La qualité de nos mots
Comment nous servons-nous des mots que nous énonçons ? Nous les prononçons de différentes manières : ils peuvent être délicats et favoriser la vie, comme la pluie, ou au contraire, ils peuvent être violents et anéantir ceux qui les reçoivent, lourds comme de la grêle. Parfois, leur « saveur » est évidente. Si j’éprouve de l’affection et de l’estime pour une personne, alors les mots que je prononce seront respectueux, constructifs, amicaux.
Si, en revanche, je suis instinctivement animé par des sentiments d’antipathie, de rébellion et d’intolérance, voire si je suis emporté par un élan de vengeance, mes mots risquent alors fortement d’être destructeurs. Des grêlons glacials.
Le fait est que, dans la grande majorité des cas, nous ne nous trouvons pas dans une position aussi claire et définie d’amitié bienveillante, ou au contraire, d’hostilité intense. La plupart du temps, nous entrons en relation avec les autres en habitant des territoires existentiels hybrides, en apportant avec nous des forces contradictoires, des motivations confuses, des fatigues et des peurs inconscientes. Nous risquons ainsi de répondre méchamment surtout aux personnes que nous aimons le plus, comme nos amis ou notre famille. Ou bien nous nous retrouvons à dialoguer en affichant de grands sourires avec des personnes qui n’ont aucun lien affectif avec nous, que nous craignons peut-être ou envers lesquelles nous nous sentons obligés de maintenir une attitude bienveillante ou, simplement polie.
Bref, la qualité des mots qui sortent de notre bouche n’est pas si évidente.

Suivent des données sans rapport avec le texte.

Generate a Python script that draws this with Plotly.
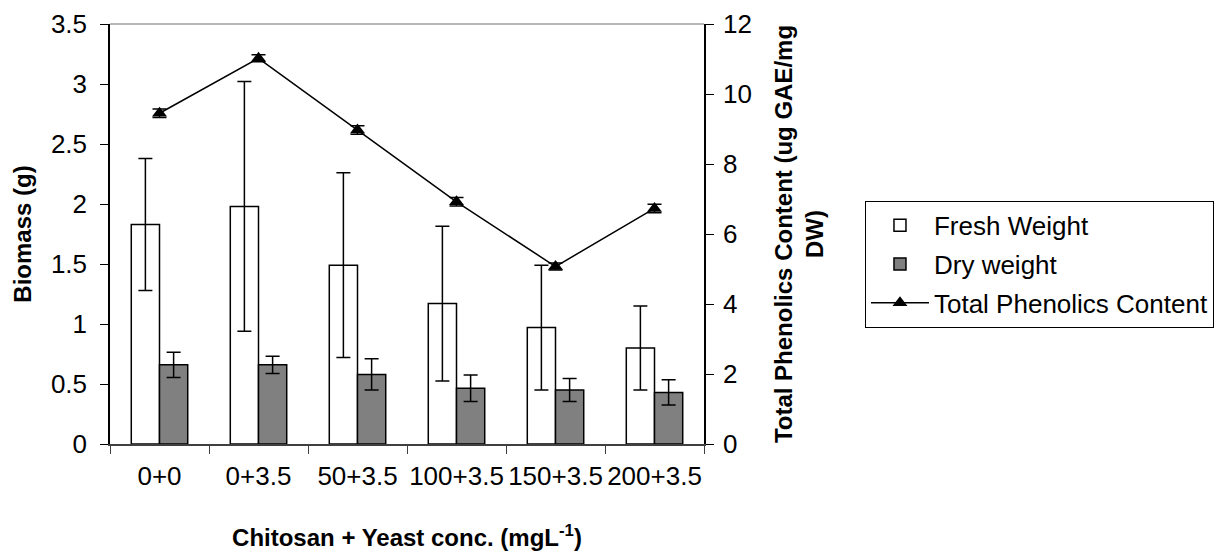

Souvent, ce sont des perles de partage qui élargissent l’horizon de notre existence, apportant de la joie et une nouvelle sève, exactement comme le fait la pluie lorsqu’elle tombe sur un sol aride. Dans d’autres cas, nos mots sont plutôt des pierres pointues qui s’enfoncent dans le cœur des autres, générant des blessures amères, abîmant douloureusement l’âme, comme le fait la grêle. Toute l’ambivalence de nos mots ressort, par exemple, lorsqu’ils naissent de cette déclaration : « Je suis une personne sincère et donc je dis ce que je pense ». La motivation est bonne : le désir d’être sincère. Le résultat est très souvent néfaste : au nom de la « sincérité », on prononce des jugements, des accusations, des expressions de dévalorisation qui étouffent l’autre. C’est le cas où la soi-disant sincérité isole une personne comme une fleur au milieu d’un terrain stérile, l’empêchant de vivre, de s’épanouir. Écrasée sous des montagnes de grêle.
Faut-il donc faire semblant ? Faire comme si de rien n’était et renoncer à la sincérité ? Cela ne semble pas non plus être une bonne stratégie. Nous nous retrouverions à jouer la comédie en feignant à droite et à gauche des sourires. Nous pourrions cependant être responsables, tirer parti de notre intelligence et nous demander : « Qu’est-ce que je veux obtenir avec mes mots ? Quelle est ma véritable intention ? Blesser ou faire vivre ? De manière banale, si l’on veut, nous pourrions renverser les termes de l’intention : non pas « dire ce que l’on pense », mais « penser à ce que l’on dit ». Cela ne revient pas à se taire, à tout cacher. Il s’agit plutôt d’être moins impulsif lorsque nous parlons et apprendre à dire ce qui nous tient à cœur dans la vie.